As we introduced in the article of What is Chinese Spring Festival, each year is associated with a particular animal from a cycle of twelve in Chinese astrology: Rat, Ox, Tiger, Rabbit, Dragon, Snake, Horse, Goat, Monkey, Rooster, Dog, and Pig. The animals always appear in the same order so that if you know the current year, you can always work out which one is to influence the following Chinese New Year.
This year is the year of the snake. Anything with a snake theme is in vogue this year – from sportswear to gadgets and accessories, to fashion, footwear and even stamps. The following are the four stamps for the Year of the Snake designed by Wu Guanying.
Most people are interested to find out what sign they are in the Chinese zodiac system, particularly since – like the Western system – each person is supposed to have characteristics similar to those of the sign which relates to their birthdate. True Chinese astrologers, however, eschew the use of the animal symbols in isolation to analyse a person’s life, seeing the zodiac sighs as mere entertainment.
These animal signs have existed in Chinese folk tradition since the sixth century BC, though it wasn’t until the third century BC that they were incorporated into a formal study of astrology and astronomy, based around the device of the lunar calendar.

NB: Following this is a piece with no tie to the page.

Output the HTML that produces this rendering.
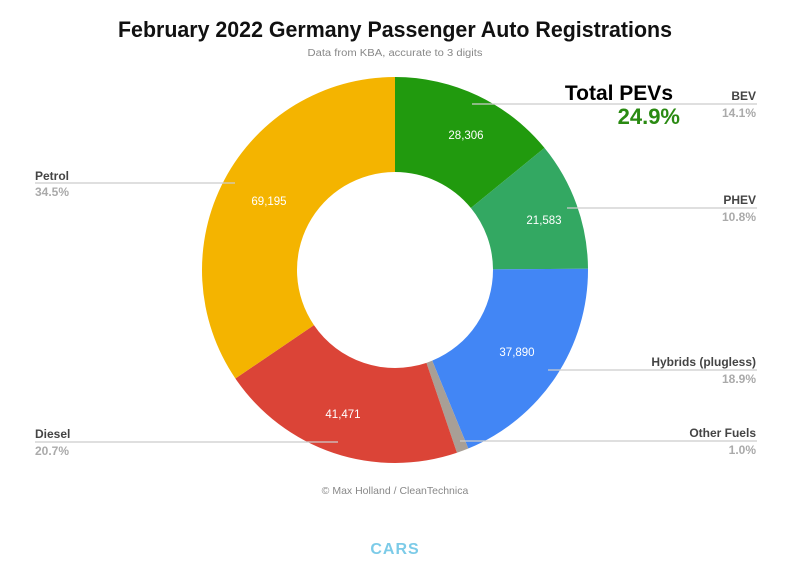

Quite why animals emerged as the vehicle for Chinese horoscope is unclear: One story has it that the animals used are the twelve which appeared before the command of Buddha, who named the years in the order in which the animals arrived. Another says that the Jade Emperor held a race to determine the fastest animals. The first twelve to cross a chosen river would be picked to represent the twelve earthly branches which make up the cyclical order of years in the lunar calendar.
Your sign depends on the year you were born rather than the month as in the Western system, but beyond that the idea is the same: born under the sign of a particular animal, you will have certain characteristics, ideal partners, lucky and unlucky days.
For example, people who were born in the year of the snake (ie. 1917, 1929, 1941, 1953, 1965, 1977, 1989……) are supposed to have the following characterises:
Charming, but possessive and selfish, private and secretive; strange sense of humour; mysterious and inquisitive; ruthless; likes the nice things in life; a thoughtful person, but superstitious. Does it look right to you?
Partners: best suited for marriage to Dragon, Rooster and Ox; avoid Snake, Pig and Tiger.
Famous Snakes: J. F. Kennedy, Mao Zedong, Pablo Picasso, Franz Schubert and Ferdinand Marcos, etc.
Simon Millar, Adidas’ vice-president of marketing in China, said: “The Spring Festival and shengxiao, or the Chinese zodiac, is special in Chinese culture.
“These snake-inspired designs represent the real spirit of Chinese New Year.”